While perched in a tumble-down lookout in the forest with Trump’s second cousin, Fritz, the village hunter, Wendel learns that Trump’s grandfather, Friedrich Trump, announced his departure for the New World as a teen-ager, in a note left on the table. “And that night, or maybe it was the next day, Fritz”—Friedrich Trump— “wasn’t there anymore,” Fritz, who keeps in touch with some members of the New York family via telegram, says. “My grandmother always told me about it.”

On a cobblestone terrace, another Trump relative continued the legend: first Friedrich Trump travelled to New York, where his sisters were already living, then made his way west, toward the Alaskan Gold Rush. “But of course he didn’t want to break his fingernails, and he didn’t have a very strong constitution,” the relative says. “So he opened a restaurant and took gold nuggets in payment.” (According to Gwenda Blair, these accounts are more or less accurate—though they all leave out the fact that, in addition to steaks, oysters, and liquor, miners could use their gold to buy “female companionship” at Trump’s successful frontier establishments.).

On one of his trips home to Kallstadt, Friedrich married the girl next door, Elizabeth, and took her to New York.

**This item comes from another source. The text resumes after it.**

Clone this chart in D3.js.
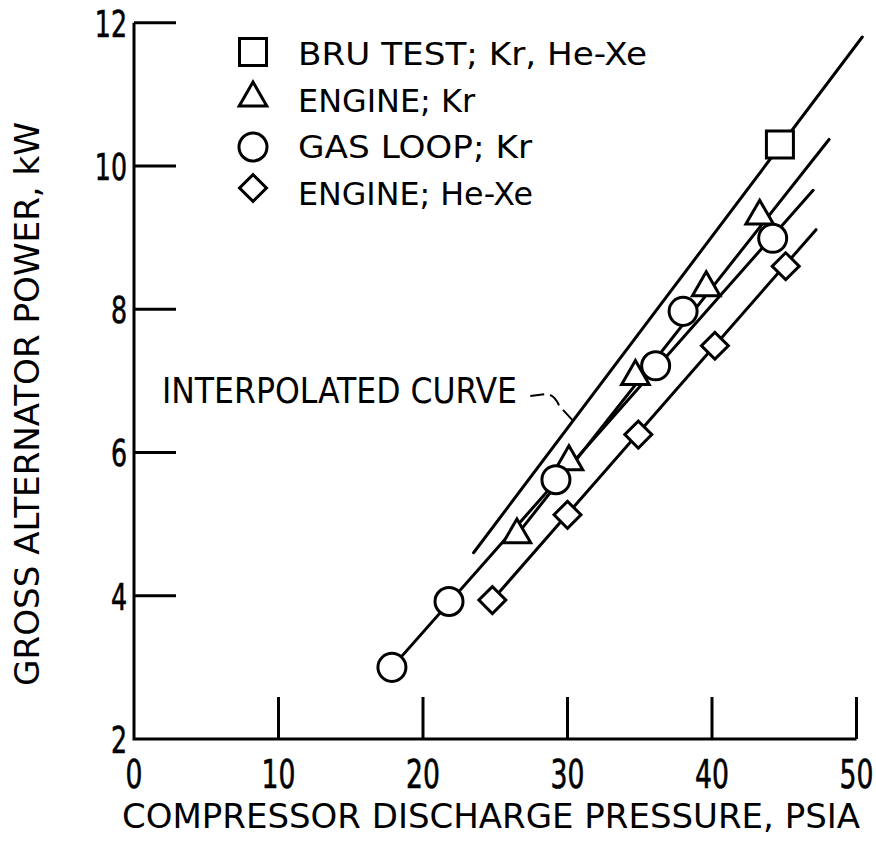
<!DOCTYPE html>
<html>
<head>
<meta charset="utf-8">
<script src="https://cdn.jsdelivr.net/npm/d3@7"></script>
<style>
  body { margin: 0; background: #fff; }
  text { font-family: "Liberation Sans Narrow", "DejaVu Sans Condensed", "Roboto Condensed", sans-serif; fill: #000; }
</style>
</head>
<body>
<div id="chart"></div>
<script>
const xTicks = [10, 20, 30, 40, 50];
const xTickLabels = [0, 10, 20, 30, 40, 50];
const yTicks = [4, 6, 8, 10, 12];
const yTickLabels = [2, 4, 6, 8, 10, 12];

// measured points
const bruPts = [[44.7, 10.3]];
const engineKrPts = [[26.5, 4.85], [30.1, 5.87], [34.7, 7.06], [39.6, 8.3], [43.3, 9.3]];
const gasLoopPts = [[17.85, 3.0], [21.8, 3.92], [29.2, 5.62], [36.1, 7.21], [38.0, 7.97], [44.2, 8.99]];
const engineHeXePts = [[24.8, 3.94], [30.0, 5.13], [34.9, 6.25], [40.2, 7.49], [45.1, 8.6]];

// faired lines (end points)
const bruCurve = [[23.5, 4.6], [50.4, 11.8]];
const engineKrCurve = [[26.5, 4.85], [48.1, 10.37]];
const gasLoopCurve = [[17.85, 3.0], [47.0, 9.66]];
const engineHeXeCurve = [[24.8, 3.94], [47.2, 9.11]];

const legendLabels = ["BRU TEST; Kr, He-Xe", "ENGINE; Kr", "GAS LOOP; Kr", "ENGINE; He-Xe"];
const legendWidths = [349, 177, 234, 235];

const width = 876, height = 843;

const x = d3.scaleLinear().domain([0, 50]).range([134, 856.5]);
const y = d3.scaleLinear().domain([2, 12]).range([739, 22.7]);

const svg = d3.select("#chart").append("svg")
    .attr("width", width)
    .attr("height", height);

const sw = 3;

// axes
svg.append("path")
    .attr("d", `M${x(0)},${y(12)}V${y(2)}H${x(50)}`)
    .attr("fill", "none")
    .attr("stroke", "#000")
    .attr("stroke-width", sw);

svg.append("g").selectAll("line")
  .data(yTicks)
  .enter().append("line")
    .attr("x1", x(0)).attr("x2", x(0) + 42)
    .attr("y1", d => y(d)).attr("y2", d => y(d))
    .attr("stroke", "#000").attr("stroke-width", sw);

svg.append("g").selectAll("line")
  .data(xTicks)
  .enter().append("line")
    .attr("x1", d => x(d)).attr("x2", d => x(d))
    .attr("y1", y(2)).attr("y2", y(2) - 42)
    .attr("stroke", "#000").attr("stroke-width", sw);

// tick labels, squeezed to a condensed look
svg.append("g").selectAll("text")
  .data(yTickLabels)
  .enter().append("text")
    .attr("transform", d => `translate(${x(0) - 7},${y(d) + 14}) scale(0.74,1)`)
    .attr("text-anchor", "end")
    .attr("font-size", 38)
    .attr("stroke", "#000").attr("stroke-width", 0.6)
    .text(d => d);

svg.append("g").selectAll("text")
  .data(xTickLabels)
  .enter().append("text")
    .attr("transform", d => `translate(${x(d)},788) scale(0.76,1)`)
    .attr("text-anchor", "middle")
    .attr("font-size", 39)
    .attr("stroke", "#000").attr("stroke-width", 0.6)
    .text(d => d);

svg.append("text")
    .attr("x", 122).attr("y", 828)
    .attr("font-size", 33)
    .attr("textLength", 738)
    .attr("lengthAdjust", "spacingAndGlyphs")
    .text("COMPRESSOR DISCHARGE PRESSURE, PSIA");

svg.append("text")
    .attr("transform", "translate(39,686) rotate(-90)")
    .attr("font-size", 33)
    .attr("textLength", 564)
    .attr("lengthAdjust", "spacingAndGlyphs")
    .text("GROSS ALTERNATOR POWER, kW");

// lines
const line = d3.line().x(d => x(d[0])).y(d => y(d[1]));
svg.append("g")
    .attr("fill", "none")
    .attr("stroke", "#000")
    .attr("stroke-width", sw)
    .attr("stroke-linecap", "round")
  .selectAll("path")
  .data([bruCurve, engineKrCurve, gasLoopCurve, engineHeXeCurve])
  .enter().append("path")
    .attr("d", line);

// markers
const shapes = [
  {sym: d3.symbolSquare, size: 729, rot: 0},
  {sym: d3.symbolTriangle, size: 330, rot: 0},
  {sym: d3.symbolCircle, size: 616, rot: 0},
  {sym: d3.symbolSquare, size: 364, rot: 45}
];

function marker(g, k, px, py) {
  g.append("path")
      .attr("d", d3.symbol().type(shapes[k].sym).size(shapes[k].size)())
      .attr("transform", `translate(${px},${py}) rotate(${shapes[k].rot})`)
      .attr("fill", "#fff")
      .attr("stroke", "#000")
      .attr("stroke-width", sw);
}

const marks = svg.append("g");
[bruPts, engineKrPts, gasLoopPts, engineHeXePts].forEach((pts, k) => {
  pts.forEach(p => marker(marks, k, x(p[0]), y(p[1])));
});

// legend
const legend = svg.append("g");
const legendY = [52, 98, 147, 188];
legendLabels.forEach((t, i) => {
  marker(legend, i, 253, legendY[i]);
  legend.append("text")
      .attr("x", 298)
      .attr("y", 65 + i * 46.7)
      .attr("font-size", 32)
      .attr("textLength", legendWidths[i])
      .attr("lengthAdjust", "spacingAndGlyphs")
      .text(t);
});

// annotation
svg.append("text")
    .attr("x", 162).attr("y", 403)
    .attr("font-size", 36)
    .attr("textLength", 355)
    .attr("lengthAdjust", "spacingAndGlyphs")
    .text("INTERPOLATED CURVE");

const ax = x(30.4), ay = y(6.44);
svg.append("path")
    .attr("d", `M${ax - 43},${ay - 25} L${ax - 26},${ay - 27} Q${ax - 18},${ay - 25} ${ax - 14},${ay - 15} L${ax},${ay}`)
    .attr("fill", "none")
    .attr("stroke", "#000")
    .attr("stroke-width", 2)
    .attr("stroke-dasharray", "14,6");
</script>
</body>
</html>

Elizabeth, however, was homesick, and in 1904 the family returned to Kallstadt. Friedrich “worked, for a year, to get his citizenship back” from the German authorities, according to John Walter, Donald’s first cousin, who works for the Trump Organization and serves as the family historian.  To no avail: Friedrich had failed to fulfill his compulsory military duty, and as a result he was expelled. “So they left,” Walter says. “And they went back to America, and that’s why Donald and I are here.”

“Hm,” Donald Trump replies, with a smile. “That’s an interesting story. I didn’t even know it.”

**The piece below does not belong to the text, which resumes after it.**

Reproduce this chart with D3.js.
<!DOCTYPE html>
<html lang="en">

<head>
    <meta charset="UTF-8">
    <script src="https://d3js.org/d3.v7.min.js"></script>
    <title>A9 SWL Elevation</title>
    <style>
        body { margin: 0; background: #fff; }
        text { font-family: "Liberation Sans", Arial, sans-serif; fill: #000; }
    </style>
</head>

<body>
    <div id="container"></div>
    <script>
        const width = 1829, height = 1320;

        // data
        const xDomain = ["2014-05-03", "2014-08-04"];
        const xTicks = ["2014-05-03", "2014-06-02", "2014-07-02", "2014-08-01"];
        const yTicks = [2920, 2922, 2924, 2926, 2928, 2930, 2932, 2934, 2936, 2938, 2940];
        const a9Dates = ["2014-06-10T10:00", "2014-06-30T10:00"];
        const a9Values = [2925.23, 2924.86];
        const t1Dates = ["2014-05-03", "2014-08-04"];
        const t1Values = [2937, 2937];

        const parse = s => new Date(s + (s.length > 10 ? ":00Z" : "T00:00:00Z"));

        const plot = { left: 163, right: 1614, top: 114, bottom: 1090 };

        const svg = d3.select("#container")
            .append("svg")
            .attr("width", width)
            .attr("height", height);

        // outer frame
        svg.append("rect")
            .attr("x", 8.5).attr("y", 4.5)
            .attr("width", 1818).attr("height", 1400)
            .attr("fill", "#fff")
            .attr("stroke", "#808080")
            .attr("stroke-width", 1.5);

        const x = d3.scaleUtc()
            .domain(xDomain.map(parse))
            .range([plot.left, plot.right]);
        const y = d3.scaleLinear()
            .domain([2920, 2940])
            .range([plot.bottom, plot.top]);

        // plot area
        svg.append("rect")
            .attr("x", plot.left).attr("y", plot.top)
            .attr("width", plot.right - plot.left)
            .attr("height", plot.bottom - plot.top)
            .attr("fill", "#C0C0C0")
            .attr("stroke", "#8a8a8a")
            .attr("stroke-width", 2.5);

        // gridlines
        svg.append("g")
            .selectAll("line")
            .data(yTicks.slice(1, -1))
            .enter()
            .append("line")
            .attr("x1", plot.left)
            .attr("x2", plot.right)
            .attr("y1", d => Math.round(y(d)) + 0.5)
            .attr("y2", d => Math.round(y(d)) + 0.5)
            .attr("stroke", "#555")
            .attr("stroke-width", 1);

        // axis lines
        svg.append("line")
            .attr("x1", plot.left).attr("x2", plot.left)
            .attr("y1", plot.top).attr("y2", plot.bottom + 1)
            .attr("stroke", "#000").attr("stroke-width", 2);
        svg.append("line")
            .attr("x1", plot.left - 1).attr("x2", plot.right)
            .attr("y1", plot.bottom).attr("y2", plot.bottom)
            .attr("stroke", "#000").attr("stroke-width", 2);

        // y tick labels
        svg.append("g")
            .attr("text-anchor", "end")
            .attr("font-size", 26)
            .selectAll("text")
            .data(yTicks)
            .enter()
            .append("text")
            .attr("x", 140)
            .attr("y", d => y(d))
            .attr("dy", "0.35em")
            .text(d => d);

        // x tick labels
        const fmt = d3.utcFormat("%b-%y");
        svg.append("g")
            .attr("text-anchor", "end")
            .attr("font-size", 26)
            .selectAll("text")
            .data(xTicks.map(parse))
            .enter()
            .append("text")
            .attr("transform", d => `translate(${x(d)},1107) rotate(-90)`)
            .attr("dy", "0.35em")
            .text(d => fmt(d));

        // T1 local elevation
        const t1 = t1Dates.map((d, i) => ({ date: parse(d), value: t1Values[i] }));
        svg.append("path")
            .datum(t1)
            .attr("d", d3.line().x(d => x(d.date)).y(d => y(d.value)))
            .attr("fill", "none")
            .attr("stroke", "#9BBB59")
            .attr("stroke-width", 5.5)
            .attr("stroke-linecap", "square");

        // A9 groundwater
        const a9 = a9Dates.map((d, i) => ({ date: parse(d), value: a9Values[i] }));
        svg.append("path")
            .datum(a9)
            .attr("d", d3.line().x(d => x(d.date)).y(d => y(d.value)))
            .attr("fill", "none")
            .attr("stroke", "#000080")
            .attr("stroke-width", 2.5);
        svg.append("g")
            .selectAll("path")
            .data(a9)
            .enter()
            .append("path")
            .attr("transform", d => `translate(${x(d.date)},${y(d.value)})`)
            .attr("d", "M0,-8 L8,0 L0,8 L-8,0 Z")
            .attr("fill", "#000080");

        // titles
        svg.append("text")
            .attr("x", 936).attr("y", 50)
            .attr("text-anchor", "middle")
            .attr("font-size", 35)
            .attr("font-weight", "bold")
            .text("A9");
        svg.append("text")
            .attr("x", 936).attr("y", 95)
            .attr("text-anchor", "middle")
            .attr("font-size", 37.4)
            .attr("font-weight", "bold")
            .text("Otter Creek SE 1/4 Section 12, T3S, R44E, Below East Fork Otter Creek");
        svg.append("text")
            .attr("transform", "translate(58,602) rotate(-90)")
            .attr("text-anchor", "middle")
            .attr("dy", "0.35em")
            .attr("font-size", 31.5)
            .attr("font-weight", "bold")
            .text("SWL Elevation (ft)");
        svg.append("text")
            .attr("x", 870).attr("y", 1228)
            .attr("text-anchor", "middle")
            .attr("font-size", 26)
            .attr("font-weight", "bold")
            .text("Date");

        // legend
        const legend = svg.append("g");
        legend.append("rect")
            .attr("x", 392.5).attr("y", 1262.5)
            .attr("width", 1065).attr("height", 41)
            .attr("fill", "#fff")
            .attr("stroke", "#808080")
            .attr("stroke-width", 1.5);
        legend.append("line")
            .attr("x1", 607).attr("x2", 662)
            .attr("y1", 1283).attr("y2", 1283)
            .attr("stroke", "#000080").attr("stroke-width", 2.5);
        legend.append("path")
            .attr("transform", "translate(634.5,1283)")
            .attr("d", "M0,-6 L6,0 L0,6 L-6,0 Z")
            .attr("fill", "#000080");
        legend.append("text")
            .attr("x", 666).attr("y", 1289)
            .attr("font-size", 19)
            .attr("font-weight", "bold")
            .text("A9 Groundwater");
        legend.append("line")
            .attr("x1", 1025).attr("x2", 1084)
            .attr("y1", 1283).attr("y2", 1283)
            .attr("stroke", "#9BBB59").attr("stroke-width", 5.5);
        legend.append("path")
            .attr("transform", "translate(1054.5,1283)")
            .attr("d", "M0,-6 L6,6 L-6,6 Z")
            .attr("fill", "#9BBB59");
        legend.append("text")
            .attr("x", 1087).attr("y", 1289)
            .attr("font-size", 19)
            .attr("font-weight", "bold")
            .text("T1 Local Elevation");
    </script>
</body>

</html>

German journalists, commentators, and Kallstadters themselves have been quick to point out the irony of the situation. “One woman, Angela, said, ‘If his grandpa had been treated the way Trump wants to treat people, he wouldn’t have gotten very far,’ ” Wendel said. During a recent television interview with Wendel, the talk-show host Markus Lanz called Trump’s attitude toward immigrants absurd. “If someone is a good example of how productive and integrated immigrants can be, then it’s Donald Trump,” he said, before pointing out that it was Trump’s grandmother, Elizabeth, who supported the family after Friedrich’s unexpected death left her to raise their three children alone in New York.

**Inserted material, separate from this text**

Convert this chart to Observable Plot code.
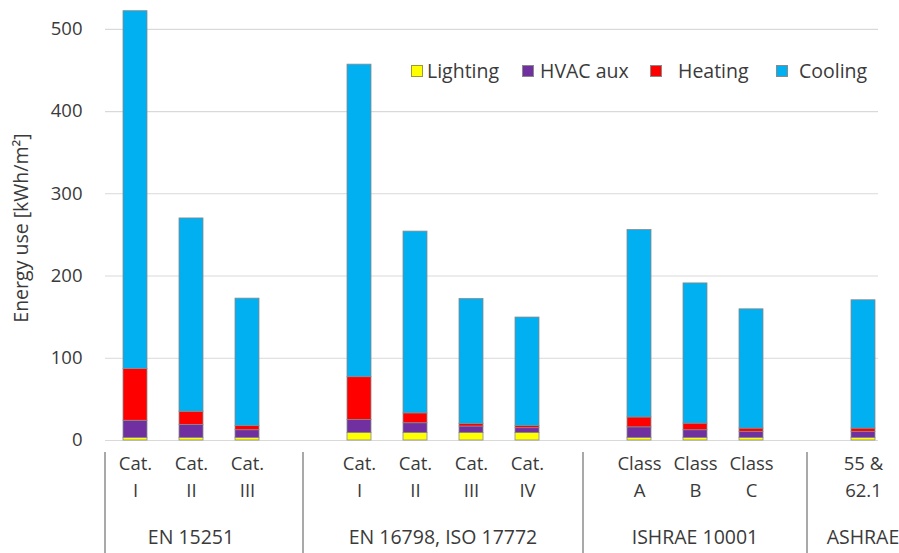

While Wendel agreed with Lanz that the Trump women get far too little attention, her film tacks philosophical rather than ideological. As the documentary progresses, Wendel joins a tour-bus-sized group of Kallstadters who, thanks to their Trump connection, are invited to New York to march in the Steuben Parade. (Wary of American habitudes, they bring their own three-ply toilet paper.) Things wrap up back in Kallstadt, a place where, as she puts it, “everything is better when you do it together.” (Statistically, every villager is a member of 1.35 of the town’s twenty-seven official clubs.)

Preparations for the grape harvest and attendant wine festival are in full swing. As the junior and senior village beadles test the lights of a tractor before hooking it up to a papier-mâché pig’s-stomach float, the filmmaker asks villagers some big “what if” questions: Had they lived, like Friedrich Trump, in the peak years of German immigration to the U.S., would they have emigrated? A white-haired Heinz relative says yes, probably; Uli, of the gymnastics club, says he can imagine that he might have done so; the retiree, Gerda, says she cannot answer the question without knowing what her familial and financial circumstances would have been at the time. O.K., Wendel says, in her last round of queries, so what if the Trumps had stayed in Kallstadt, as planned? What would Donald be now? “Maybe . . . a vintner,” the wine princess Sarah says, after some reflection. “And probably a not-too-shabby one, at that.”